> **Exercise requirements**: Restate the whole listing word for word. Pictures are left out.

> **Dataset excerpt**:
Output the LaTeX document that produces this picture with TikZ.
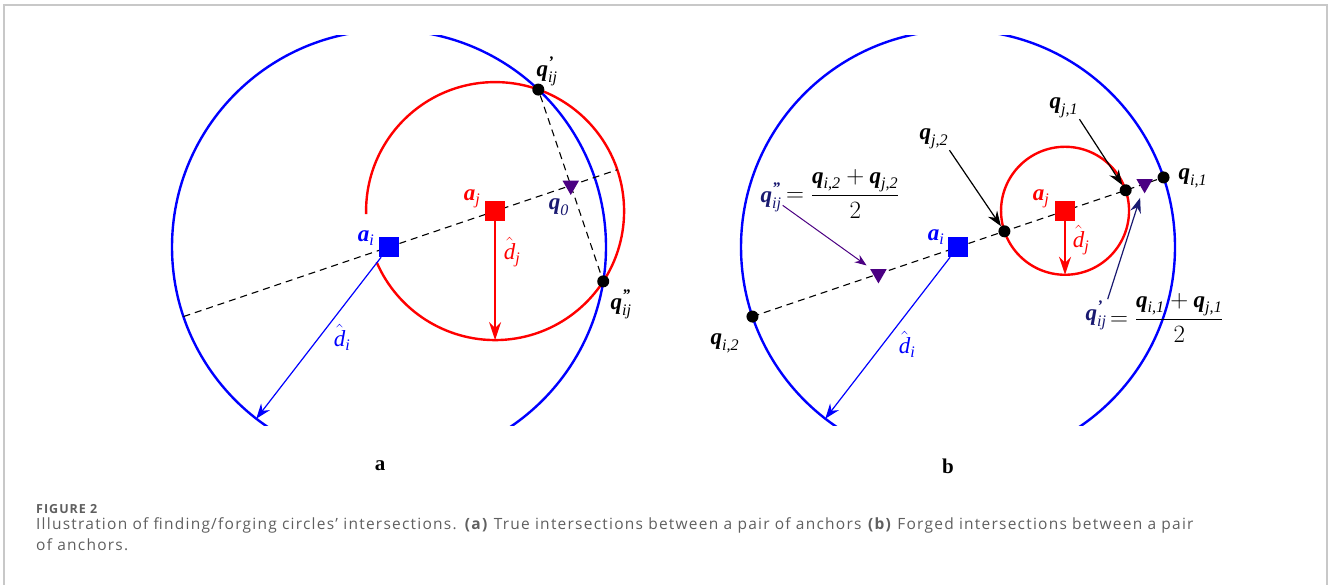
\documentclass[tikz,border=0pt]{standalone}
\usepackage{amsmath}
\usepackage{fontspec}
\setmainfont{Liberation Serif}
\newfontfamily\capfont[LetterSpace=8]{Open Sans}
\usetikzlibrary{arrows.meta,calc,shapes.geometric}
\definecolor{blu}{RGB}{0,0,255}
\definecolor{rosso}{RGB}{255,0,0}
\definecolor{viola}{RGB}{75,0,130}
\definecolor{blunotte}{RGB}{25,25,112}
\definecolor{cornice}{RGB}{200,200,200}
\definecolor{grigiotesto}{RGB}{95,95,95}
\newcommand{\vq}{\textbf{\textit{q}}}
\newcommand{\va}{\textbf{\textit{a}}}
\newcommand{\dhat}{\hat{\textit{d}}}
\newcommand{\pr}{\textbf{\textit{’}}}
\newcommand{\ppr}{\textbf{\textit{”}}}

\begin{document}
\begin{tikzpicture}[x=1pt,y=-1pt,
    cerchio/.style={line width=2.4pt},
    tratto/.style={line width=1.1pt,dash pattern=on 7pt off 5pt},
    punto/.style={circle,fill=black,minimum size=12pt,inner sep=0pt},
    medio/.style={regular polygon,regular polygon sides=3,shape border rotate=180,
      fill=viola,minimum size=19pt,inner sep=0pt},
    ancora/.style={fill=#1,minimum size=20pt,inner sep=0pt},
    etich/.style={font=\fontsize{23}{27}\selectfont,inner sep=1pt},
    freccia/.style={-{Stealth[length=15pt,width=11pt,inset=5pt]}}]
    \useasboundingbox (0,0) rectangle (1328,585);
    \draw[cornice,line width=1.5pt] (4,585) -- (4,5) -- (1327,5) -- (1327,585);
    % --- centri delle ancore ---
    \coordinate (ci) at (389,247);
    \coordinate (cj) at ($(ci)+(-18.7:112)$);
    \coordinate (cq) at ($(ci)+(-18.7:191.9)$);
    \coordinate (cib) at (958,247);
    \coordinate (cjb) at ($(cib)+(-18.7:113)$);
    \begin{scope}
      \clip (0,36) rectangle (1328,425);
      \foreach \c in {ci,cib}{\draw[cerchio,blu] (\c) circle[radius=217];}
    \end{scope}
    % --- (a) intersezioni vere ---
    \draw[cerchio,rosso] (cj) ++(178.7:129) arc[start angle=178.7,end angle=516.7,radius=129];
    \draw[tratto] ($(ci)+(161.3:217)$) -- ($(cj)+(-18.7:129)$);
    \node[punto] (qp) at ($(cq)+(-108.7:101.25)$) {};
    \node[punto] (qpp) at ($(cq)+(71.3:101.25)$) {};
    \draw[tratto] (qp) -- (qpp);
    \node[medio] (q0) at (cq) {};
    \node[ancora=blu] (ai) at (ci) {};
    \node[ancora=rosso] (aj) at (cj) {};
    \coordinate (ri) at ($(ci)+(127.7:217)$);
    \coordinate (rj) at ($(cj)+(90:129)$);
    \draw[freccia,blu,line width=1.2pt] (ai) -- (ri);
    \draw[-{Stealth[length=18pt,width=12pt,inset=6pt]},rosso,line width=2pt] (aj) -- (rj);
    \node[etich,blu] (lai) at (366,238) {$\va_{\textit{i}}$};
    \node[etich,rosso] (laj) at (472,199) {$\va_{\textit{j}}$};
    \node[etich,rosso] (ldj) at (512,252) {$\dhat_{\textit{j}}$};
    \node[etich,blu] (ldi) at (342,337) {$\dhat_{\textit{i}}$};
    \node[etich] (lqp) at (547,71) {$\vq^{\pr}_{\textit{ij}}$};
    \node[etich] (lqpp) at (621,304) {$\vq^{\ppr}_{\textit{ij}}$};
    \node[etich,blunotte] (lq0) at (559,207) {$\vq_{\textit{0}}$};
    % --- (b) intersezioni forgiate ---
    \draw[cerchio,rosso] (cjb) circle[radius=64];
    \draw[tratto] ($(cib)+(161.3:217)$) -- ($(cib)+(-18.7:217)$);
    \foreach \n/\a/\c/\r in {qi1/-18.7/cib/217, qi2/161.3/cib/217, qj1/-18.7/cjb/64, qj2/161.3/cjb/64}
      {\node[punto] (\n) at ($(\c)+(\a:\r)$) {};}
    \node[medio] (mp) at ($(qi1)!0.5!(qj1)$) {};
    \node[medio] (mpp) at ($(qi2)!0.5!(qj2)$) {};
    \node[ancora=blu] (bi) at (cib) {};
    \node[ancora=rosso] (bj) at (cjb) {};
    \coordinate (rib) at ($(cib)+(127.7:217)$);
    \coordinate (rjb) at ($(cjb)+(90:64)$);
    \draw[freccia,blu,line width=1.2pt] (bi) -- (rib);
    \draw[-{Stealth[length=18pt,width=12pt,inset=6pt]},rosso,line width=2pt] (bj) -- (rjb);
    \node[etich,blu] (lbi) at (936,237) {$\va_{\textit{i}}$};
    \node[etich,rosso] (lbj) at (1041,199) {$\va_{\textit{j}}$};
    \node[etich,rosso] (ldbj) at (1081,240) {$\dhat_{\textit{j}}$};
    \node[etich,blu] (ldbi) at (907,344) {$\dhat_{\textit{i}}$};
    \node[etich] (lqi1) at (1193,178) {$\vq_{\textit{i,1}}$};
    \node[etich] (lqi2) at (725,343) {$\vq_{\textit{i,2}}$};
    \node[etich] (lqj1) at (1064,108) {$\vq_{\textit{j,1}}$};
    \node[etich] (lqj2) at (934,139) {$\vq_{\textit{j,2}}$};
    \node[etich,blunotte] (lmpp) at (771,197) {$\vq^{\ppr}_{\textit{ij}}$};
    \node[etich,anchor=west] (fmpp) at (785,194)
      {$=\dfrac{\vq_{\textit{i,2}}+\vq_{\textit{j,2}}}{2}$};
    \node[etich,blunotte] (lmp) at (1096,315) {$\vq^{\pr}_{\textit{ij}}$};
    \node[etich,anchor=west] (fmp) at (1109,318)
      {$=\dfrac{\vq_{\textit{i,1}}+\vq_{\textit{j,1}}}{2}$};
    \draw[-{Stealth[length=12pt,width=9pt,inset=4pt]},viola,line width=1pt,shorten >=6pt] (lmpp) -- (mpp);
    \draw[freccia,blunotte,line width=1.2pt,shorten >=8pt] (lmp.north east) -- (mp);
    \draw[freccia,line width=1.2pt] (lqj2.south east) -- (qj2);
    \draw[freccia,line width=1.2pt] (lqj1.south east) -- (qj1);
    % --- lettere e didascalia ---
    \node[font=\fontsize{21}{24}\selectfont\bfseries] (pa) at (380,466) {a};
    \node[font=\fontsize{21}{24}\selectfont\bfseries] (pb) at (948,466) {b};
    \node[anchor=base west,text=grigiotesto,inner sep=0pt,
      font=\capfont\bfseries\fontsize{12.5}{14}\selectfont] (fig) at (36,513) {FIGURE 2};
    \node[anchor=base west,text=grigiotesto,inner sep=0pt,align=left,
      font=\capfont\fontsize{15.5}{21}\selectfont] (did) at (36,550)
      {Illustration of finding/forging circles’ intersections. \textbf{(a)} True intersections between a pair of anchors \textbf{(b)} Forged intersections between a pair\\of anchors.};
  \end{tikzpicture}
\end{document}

> **Result of this task**:
Output the LaTeX document that produces this picture with TikZ.
\documentclass[tikz,border=0pt]{standalone}
\usepackage{amsmath}
\usepackage{fontspec}
\setmainfont{Liberation Serif}
\newfontfamily\capfont[LetterSpace=8]{Open Sans}
\usetikzlibrary{arrows.meta,calc,shapes.geometric}
\definecolor{blu}{RGB}{0,0,255}
\definecolor{rosso}{RGB}{255,0,0}
\definecolor{viola}{RGB}{75,0,130}
\definecolor{blunotte}{RGB}{25,25,112}
\definecolor{cornice}{RGB}{200,200,200}
\definecolor{grigiotesto}{RGB}{95,95,95}
\newcommand{\vq}{\textbf{\textit{q}}}
\newcommand{\va}{\textbf{\textit{a}}}
\newcommand{\dhat}{\hat{\textit{d}}}
\newcommand{\pr}{\textbf{\textit{’}}}
\newcommand{\ppr}{\textbf{\textit{”}}}

\begin{document}
\begin{tikzpicture}[x=1pt,y=-1pt,
    cerchio/.style={line width=2.4pt},
    tratto/.style={line width=1.1pt,dash pattern=on 7pt off 5pt},
    punto/.style={circle,fill=black,minimum size=12pt,inner sep=0pt},
    medio/.style={regular polygon,regular polygon sides=3,shape border rotate=180,
      fill=viola,minimum size=19pt,inner sep=0pt},
    ancora/.style={fill=#1,minimum size=20pt,inner sep=0pt},
    etich/.style={font=\fontsize{23}{27}\selectfont,inner sep=1pt},
    freccia/.style={-{Stealth[length=15pt,width=11pt,inset=5pt]}}]
    \useasboundingbox (0,0) rectangle (1328,585);
    \draw[cornice,line width=1.5pt] (4,585) -- (4,5) -- (1327,5) -- (1327,585);
    % --- centri delle ancore ---
    \coordinate (ci) at (389,247);
    \coordinate (cj) at ($(ci)+(-18.7:112)$);
    \coordinate (cq) at ($(ci)+(-18.7:191.9)$);
    \coordinate (cib) at (958,247);
    \coordinate (cjb) at ($(cib)+(-18.7:113)$);
    \begin{scope}
      \clip (0,36) rectangle (1328,425);
      \foreach \c in {ci,cib}{\draw[cerchio,blu] (\c) circle[radius=217];}
    \end{scope}
    % --- (a) intersezioni vere ---
    \draw[cerchio,rosso] (cj) ++(178.7:129) arc[start angle=178.7,end angle=516.7,radius=129];
    \draw[tratto] ($(ci)+(161.3:217)$) -- ($(cj)+(-18.7:129)$);
    \node[punto] (qp) at ($(cq)+(-108.7:101.25)$) {};
    \node[punto] (qpp) at ($(cq)+(71.3:101.25)$) {};
    \draw[tratto] (qp) -- (qpp);
    \node[medio] (q0) at (cq) {};
    \node[ancora=blu] (ai) at (ci) {};
    \node[ancora=rosso] (aj) at (cj) {};
    \coordinate (ri) at ($(ci)+(127.7:217)$);
    \coordinate (rj) at ($(cj)+(90:129)$);
    \draw[freccia,blu,line width=1.2pt] (ai) -- (ri);
    \draw[-{Stealth[length=18pt,width=12pt,inset=6pt]},rosso,line width=2pt] (aj) -- (rj);
    \node[etich,blu] (lai) at (366,238) {$\va_{\textit{i}}$};
    \node[etich,rosso] (laj) at (472,199) {$\va_{\textit{j}}$};
    \node[etich,rosso] (ldj) at (512,252) {$\dhat_{\textit{j}}$};
    \node[etich,blu] (ldi) at (342,337) {$\dhat_{\textit{i}}$};
    \node[etich] (lqp) at (547,71) {$\vq^{\pr}_{\textit{ij}}$};
    \node[etich] (lqpp) at (621,304) {$\vq^{\ppr}_{\textit{ij}}$};
    \node[etich,blunotte] (lq0) at (559,207) {$\vq_{\textit{0}}$};
    % --- (b) intersezioni forgiate ---
    \draw[cerchio,rosso] (cjb) circle[radius=64];
    \draw[tratto] ($(cib)+(161.3:217)$) -- ($(cib)+(-18.7:217)$);
    \foreach \n/\a/\c/\r in {qi1/-18.7/cib/217, qi2/161.3/cib/217, qj1/-18.7/cjb/64, qj2/161.3/cjb/64}
      {\node[punto] (\n) at ($(\c)+(\a:\r)$) {};}
    \node[medio] (mp) at ($(qi1)!0.5!(qj1)$) {};
    \node[medio] (mpp) at ($(qi2)!0.5!(qj2)$) {};
    \node[ancora=blu] (bi) at (cib) {};
    \node[ancora=rosso] (bj) at (cjb) {};
    \coordinate (rib) at ($(cib)+(127.7:217)$);
    \coordinate (rjb) at ($(cjb)+(90:64)$);
    \draw[freccia,blu,line width=1.2pt] (bi) -- (rib);
    \draw[-{Stealth[length=18pt,width=12pt,inset=6pt]},rosso,line width=2pt] (bj) -- (rjb);
    \node[etich,blu] (lbi) at (936,237) {$\va_{\textit{i}}$};
    \node[etich,rosso] (lbj) at (1041,199) {$\va_{\textit{j}}$};
    \node[etich,rosso] (ldbj) at (1081,240) {$\dhat_{\textit{j}}$};
    \node[etich,blu] (ldbi) at (907,344) {$\dhat_{\textit{i}}$};
    \node[etich] (lqi1) at (1193,178) {$\vq_{\textit{i,1}}$};
    \node[etich] (lqi2) at (725,343) {$\vq_{\textit{i,2}}$};
    \node[etich] (lqj1) at (1064,108) {$\vq_{\textit{j,1}}$};
    \node[etich] (lqj2) at (934,139) {$\vq_{\textit{j,2}}$};
    \node[etich,blunotte] (lmpp) at (771,197) {$\vq^{\ppr}_{\textit{ij}}$};
    \node[etich,anchor=west] (fmpp) at (785,194)
      {$=\dfrac{\vq_{\textit{i,2}}+\vq_{\textit{j,2}}}{2}$};
    \node[etich,blunotte] (lmp) at (1096,315) {$\vq^{\pr}_{\textit{ij}}$};
    \node[etich,anchor=west] (fmp) at (1109,318)
      {$=\dfrac{\vq_{\textit{i,1}}+\vq_{\textit{j,1}}}{2}$};
    \draw[-{Stealth[length=12pt,width=9pt,inset=4pt]},viola,line width=1pt,shorten >=6pt] (lmpp) -- (mpp);
    \draw[freccia,blunotte,line width=1.2pt,shorten >=8pt] (lmp.north east) -- (mp);
    \draw[freccia,line width=1.2pt] (lqj2.south east) -- (qj2);
    \draw[freccia,line width=1.2pt] (lqj1.south east) -- (qj1);
    % --- lettere e didascalia ---
    \node[font=\fontsize{21}{24}\selectfont\bfseries] (pa) at (380,466) {a};
    \node[font=\fontsize{21}{24}\selectfont\bfseries] (pb) at (948,466) {b};
    \node[anchor=base west,text=grigiotesto,inner sep=0pt,
      font=\capfont\bfseries\fontsize{12.5}{14}\selectfont] (fig) at (36,513) {FIGURE 2};
    \node[anchor=base west,text=grigiotesto,inner sep=0pt,align=left,
      font=\capfont\fontsize{15.5}{21}\selectfont] (did) at (36,550)
      {Illustration of finding/forging circles’ intersections. \textbf{(a)} True intersections between a pair of anchors \textbf{(b)} Forged intersections between a pair\\of anchors.};
  \end{tikzpicture}
\end{document}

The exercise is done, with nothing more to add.